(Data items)
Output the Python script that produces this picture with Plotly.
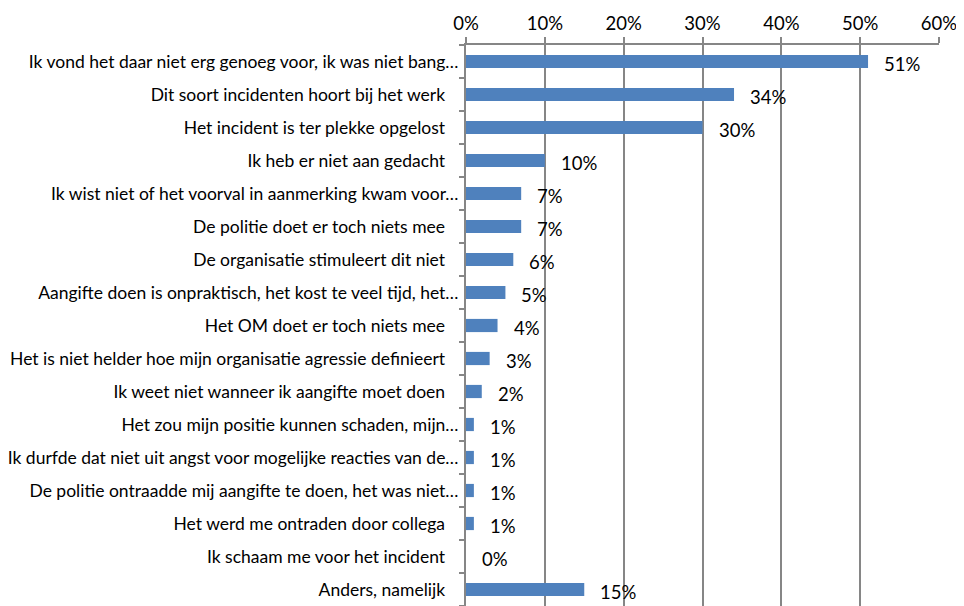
import plotly.graph_objects as go

categories = [
    "Ik vond het daar niet erg genoeg voor, ik was niet bang…",
    "Dit soort incidenten hoort bij het werk",
    "Het incident is ter plekke opgelost",
    "Ik heb er niet aan gedacht",
    "Ik wist niet of het voorval in aanmerking kwam voor…",
    "De politie doet er toch niets mee",
    "De organisatie stimuleert dit niet",
    "Aangifte doen is onpraktisch, het kost te veel tijd, het…",
    "Het OM doet er toch niets mee",
    "Het is niet helder hoe mijn organisatie agressie definieert",
    "Ik weet niet wanneer ik aangifte moet doen",
    "Het zou mijn positie kunnen schaden, mijn…",
    "Ik durfde dat niet uit angst voor mogelijke reacties van de…",
    "De politie ontraadde mij aangifte te doen, het was niet…",
    "Het werd me ontraden door collega",
    "Ik schaam me voor het incident",
    "Anders, namelijk",
]
values = [0.51, 0.34, 0.30, 0.10, 0.07, 0.07, 0.06, 0.05, 0.04, 0.03, 0.02,
          0.01, 0.01, 0.01, 0.01, 0.00, 0.15]
value_labels = ["51%", "34%", "30%", "10%", "7%", "7%", "6%", "5%", "4%", "3%", "2%",
                "1%", "1%", "1%", "1%", "0%", "15%"]
tick_vals = [0, 0.1, 0.2, 0.3, 0.4, 0.5, 0.6]
tick_text = ["0%", "10%", "20%", "30%", "40%", "50%", "60%"]

FONT = "Lato"

tick_labels = [c if c.endswith("…") else c + "\u00a0\u00a0\u00a0" for c in categories]

fig = go.Figure()
fig.add_trace(go.Bar(
    x=values, y=categories, orientation="h",
    marker=dict(color="#4F81BD", line=dict(width=0)),
    hoverinfo="skip",
))

for c, v, t in zip(categories, values, value_labels):
    fig.add_annotation(x=v, y=c, text=t, showarrow=False, xanchor="left",
                       xshift=14, yshift=-2, font=dict(family=FONT, size=18.5, color="#000000"))

fig.update_layout(
    width=956, height=598,
    margin=dict(l=456, r=25, t=37, b=0),
    paper_bgcolor="white", plot_bgcolor="white",
    showlegend=False,
    bargap=0.6,
    font=dict(family=FONT, size=15, color="#000000"),
)
fig.update_xaxes(
    side="top", range=[0, 0.6], tickvals=tick_vals, ticktext=tick_text,
    showgrid=True, gridcolor="#868686", gridwidth=2,
    showline=True, linecolor="#868686", linewidth=2,
    ticks="outside", ticklen=6, tickcolor="#868686", tickwidth=2,
    tickfont=dict(family=FONT, size=18.5), zeroline=False,
)
fig.update_yaxes(
    type="category", autorange="reversed",
    tickvals=categories, ticktext=tick_labels,
    showline=True, linecolor="#868686", linewidth=2,
    ticks="outside", ticklen=5, tickcolor="#868686", tickwidth=2,
    tickson="boundaries", ticklabelstandoff=2,
    tickfont=dict(family=FONT, size=17.5), showgrid=False,
)

fig.write_html("out.html")
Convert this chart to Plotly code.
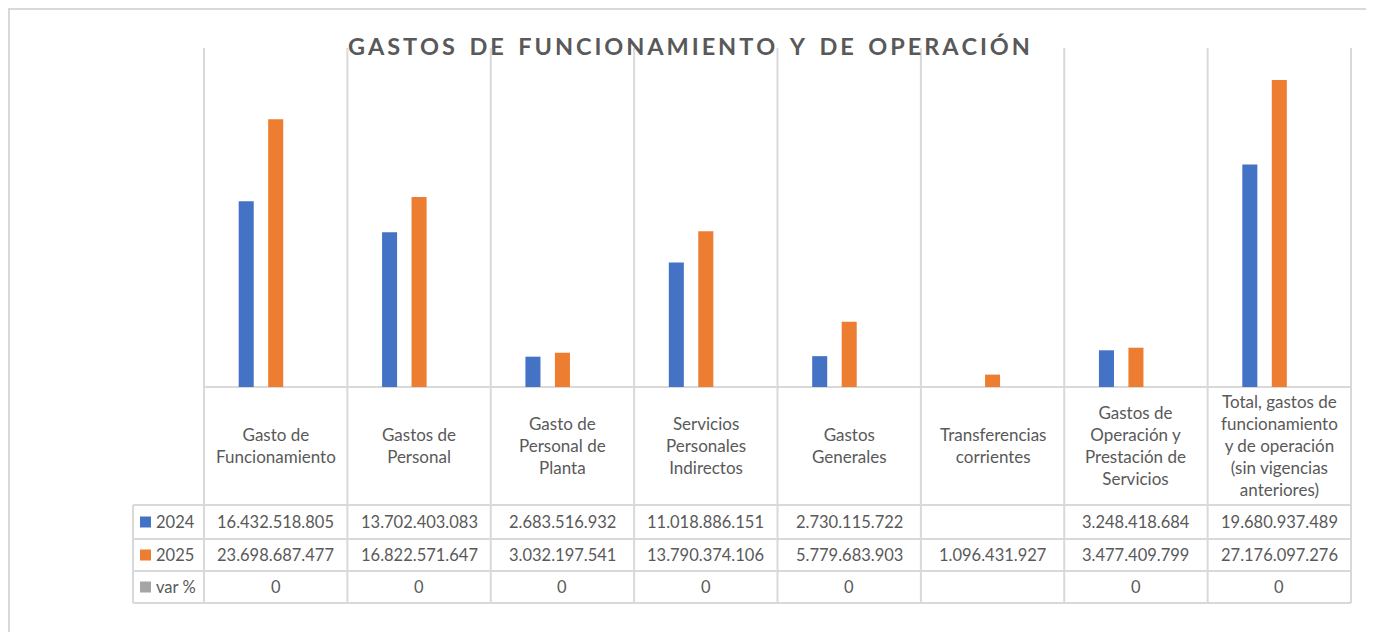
import plotly.graph_objects as go

categories = ["Gasto de<br>Funcionamiento", "Gastos de<br>Personal", "Gasto de<br>Personal de<br>Planta",
              "Servicios<br>Personales<br>Indirectos", "Gastos<br>Generales", "Transferencias<br>corrientes",
              "Gastos de<br>Operación y<br>Prestación de<br>Servicios",
              "Total, gastos de<br>funcionamiento<br>y de operación<br>(sin vigencias<br>anteriores)"]
v2024 = [16432518805, 13702403083, 2683516932, 11018886151, 2730115722, None, 3248418684, 19680937489]
v2025 = [23698687477, 16822571647, 3032197541, 13790374106, 5779683903, 1096431927, 3477409799, 27176097276]
var_pct = [0, 0, 0, 0, 0, None, 0, 0]
series_names = ["2024", "2025", "var %"]
colors = ["#4472C4", "#ED7D31", "#A5A5A5"]
title_text = "GASTOS DE FUNCIONAMIENTO Y DE OPERACIÓN"

# page is rendered with an 8px body margin
OFF = 8
PAGE_W, PAGE_H = 1374, 632
W, H = PAGE_W - OFF, PAGE_H - OFF
L, R, T, B = 204, 1351, 48, 387   # plot area in page pixels
PW, PH = R - L, B - T

def px(x):
    return (x - L) / PW

def py(y):
    return (B - y) / PH

def fmt(v):
    if v is None:
        return ""
    return f"{v:,}".replace(",", ".")

FONT = "Lato"
TXT = "#595959"
GRID = "#D9D9D9"
FS_CAT = 17
FS_NUM = 16.5

fig = go.Figure()
xs = list(range(len(categories)))
for name, vals, c in zip(series_names, [v2024, v2025, var_pct], colors):
    fig.add_trace(go.Bar(x=xs, y=vals, name=name, marker=dict(color=c, line=dict(width=0)),
                         showlegend=False, hoverinfo="y"))

shapes = []
shapes.append(dict(type="rect", xref="paper", yref="paper", x0=px(OFF + 1), x1=px(1370), y0=py(OFF + 1),
                   y1=py(660), line=dict(color=GRID, width=2), fillcolor="rgba(0,0,0,0)", layer="below"))
n = len(categories)
cw = PW / n
for i in range(n + 1):
    x = L + i * cw
    shapes.append(dict(type="line", xref="paper", yref="paper", x0=px(x), x1=px(x), y0=py(T), y1=py(603),
                       line=dict(color=GRID, width=2), layer="below"))
shapes.append(dict(type="line", xref="paper", yref="paper", x0=px(133), x1=px(133), y0=py(505), y1=py(603),
                   line=dict(color=GRID, width=2), layer="below"))
shapes.append(dict(type="line", xref="paper", yref="paper", x0=px(L), x1=px(R), y0=py(387), y1=py(387),
                   line=dict(color=GRID, width=2), layer="below"))
for y in [505, 539, 571, 603]:
    shapes.append(dict(type="line", xref="paper", yref="paper", x0=px(133), x1=px(R), y0=py(y), y1=py(y),
                       line=dict(color=GRID, width=2), layer="below"))

annotations = []
for i, cat in enumerate(categories):
    cx = L + (i + 0.5) * cw
    annotations.append(dict(text=cat, xref="paper", yref="paper", x=px(cx), y=py(446), xanchor="center",
                            yanchor="middle", showarrow=False, font=dict(family=FONT, size=FS_CAT, color=TXT)))
row_centers = [522, 555, 587]
for r, (name, vals, c) in enumerate(zip(series_names, [v2024, v2025, var_pct], colors)):
    yc = row_centers[r]
    shapes.append(dict(type="rect", xref="paper", yref="paper", x0=px(140), x1=px(151), y0=py(yc - 5.5),
                       y1=py(yc + 5.5), line=dict(width=0), fillcolor=c))
    annotations.append(dict(text=name, xref="paper", yref="paper", x=px(154), y=py(yc), xanchor="left",
                            yanchor="middle", showarrow=False, font=dict(family=FONT, size=FS_NUM, color=TXT)))
    for i, v in enumerate(vals):
        cx = L + (i + 0.5) * cw
        annotations.append(dict(text=fmt(v), xref="paper", yref="paper", x=px(cx), y=py(yc), xanchor="center",
                                yanchor="middle", showarrow=False, font=dict(family=FONT, size=FS_NUM, color=TXT)))

spaced = "\u2009".join(list(title_text)).replace("\u2009 \u2009", "\u2009 \u2009\u2009")
annotations.append(dict(text=f"<b>{spaced}</b>", xref="paper", yref="paper", x=px(688.5), y=py(46),
                        xanchor="center", yanchor="middle", showarrow=False,
                        font=dict(family=FONT, size=23.5, color=TXT)))

fig.update_layout(
    width=W, height=H, template="none",
    paper_bgcolor="white", plot_bgcolor="rgba(0,0,0,0)",
    margin=dict(l=L - OFF, r=PAGE_W - R, t=T - OFF, b=PAGE_H - B, pad=0),
    barmode="group", bargap=0.383, bargroupgap=0.49,
    xaxis=dict(range=[-0.5, n - 0.5], showticklabels=False, showgrid=False, zeroline=False, showline=False,
               ticks=""),
    yaxis=dict(range=[0, 30e9], showticklabels=False, showgrid=False, zeroline=False, showline=False,
               ticks=""),
    shapes=shapes, annotations=annotations,
    font=dict(family=FONT, color=TXT),
)

fig.write_html("out.html")
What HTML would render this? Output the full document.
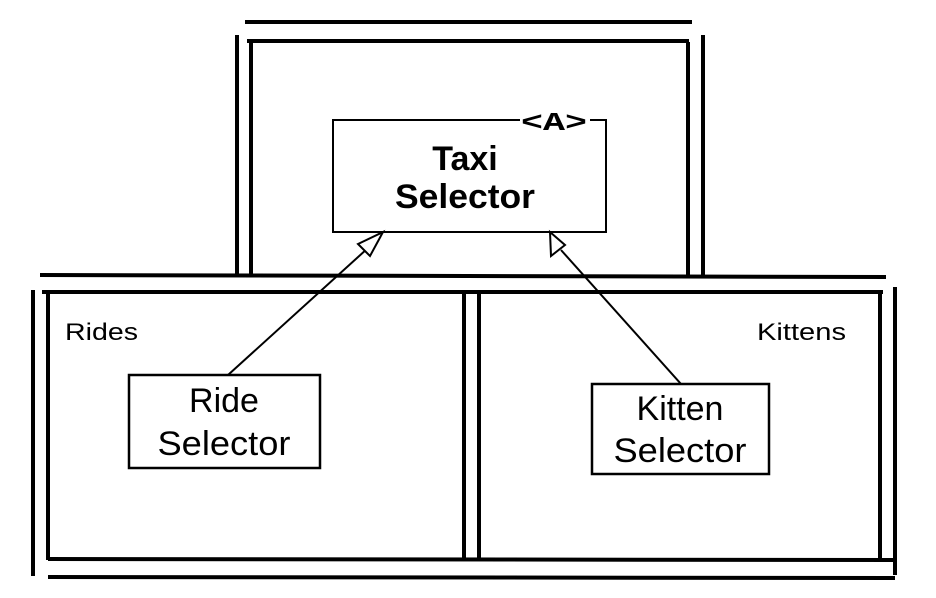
<!DOCTYPE html>
<html><head><style>body{margin:0;background:#fff}svg{display:block}</style></head><body>
<svg width="936" height="598" viewBox="0 0 936 598" xmlns="http://www.w3.org/2000/svg" font-family="Liberation Sans, sans-serif">
<g stroke="#000" fill="none">
<line x1="245" y1="22" x2="692" y2="22" stroke-width="4"/>
<line x1="247" y1="41" x2="689" y2="41" stroke-width="4"/>
<line x1="237" y1="35" x2="237" y2="276" stroke-width="4"/>
<line x1="251" y1="42" x2="251" y2="276" stroke-width="4"/>
<line x1="688" y1="42" x2="688" y2="276" stroke-width="4"/>
<line x1="703" y1="35" x2="703" y2="276" stroke-width="4"/>
<line x1="40" y1="275" x2="886" y2="277" stroke-width="4"/>
<line x1="42" y1="292" x2="883" y2="292" stroke-width="4"/>
<line x1="33" y1="290" x2="33" y2="576" stroke-width="4"/>
<line x1="48" y1="292" x2="48" y2="560" stroke-width="4"/>
<line x1="464" y1="292" x2="464" y2="560" stroke-width="4"/>
<line x1="479" y1="292" x2="479" y2="560" stroke-width="4"/>
<line x1="880" y1="292" x2="880" y2="560" stroke-width="4"/>
<line x1="895" y1="287" x2="895" y2="575" stroke-width="4"/>
<line x1="48" y1="559" x2="895" y2="560" stroke-width="4"/>
<line x1="48" y1="577" x2="895" y2="578" stroke-width="4"/>
<polyline points="520,120 333,120 333,232 606,232 606,120 590,120" stroke-width="2"/>
<rect x="129" y="375" width="191" height="93" stroke-width="2.5"/>
<rect x="592" y="384" width="177" height="90" stroke-width="2.5"/>
<line x1="228" y1="375" x2="368" y2="248" stroke-width="2"/>
<polygon points="383,232 358,244 370,256" fill="#fff" stroke-width="2"/>
<line x1="681" y1="384" x2="561" y2="250" stroke-width="2"/>
<polygon points="550,232 551,256 565,245" fill="#fff" stroke-width="2"/>
</g>
<text x="521" y="130" font-family="Liberation Mono, monospace" font-weight="bold" font-size="26" textLength="66" lengthAdjust="spacingAndGlyphs">&lt;A&gt;</text>
<text x="465" y="170" font-weight="bold" font-size="34" text-anchor="middle">Taxi</text>
<text x="465" y="208" font-weight="bold" font-size="34" text-anchor="middle" textLength="140" lengthAdjust="spacingAndGlyphs">Selector</text>
<text x="65" y="340" font-size="24" textLength="73" lengthAdjust="spacingAndGlyphs">Rides</text>
<text x="757" y="340" font-size="24" textLength="89" lengthAdjust="spacingAndGlyphs">Kittens</text>
<text x="224" y="412" font-size="34" text-anchor="middle">Ride</text>
<text x="224" y="455" font-size="34" text-anchor="middle" textLength="133" lengthAdjust="spacingAndGlyphs">Selector</text>
<text x="680" y="420" font-size="34" text-anchor="middle">Kitten</text>
<text x="680" y="462" font-size="34" text-anchor="middle" textLength="133" lengthAdjust="spacingAndGlyphs">Selector</text>
</svg>
</body></html>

• [TASK TO CARRY OUT]: In the records above, how many lines contain the string "this"? State that number only.

• [EXERCISE RESPONSE]: 3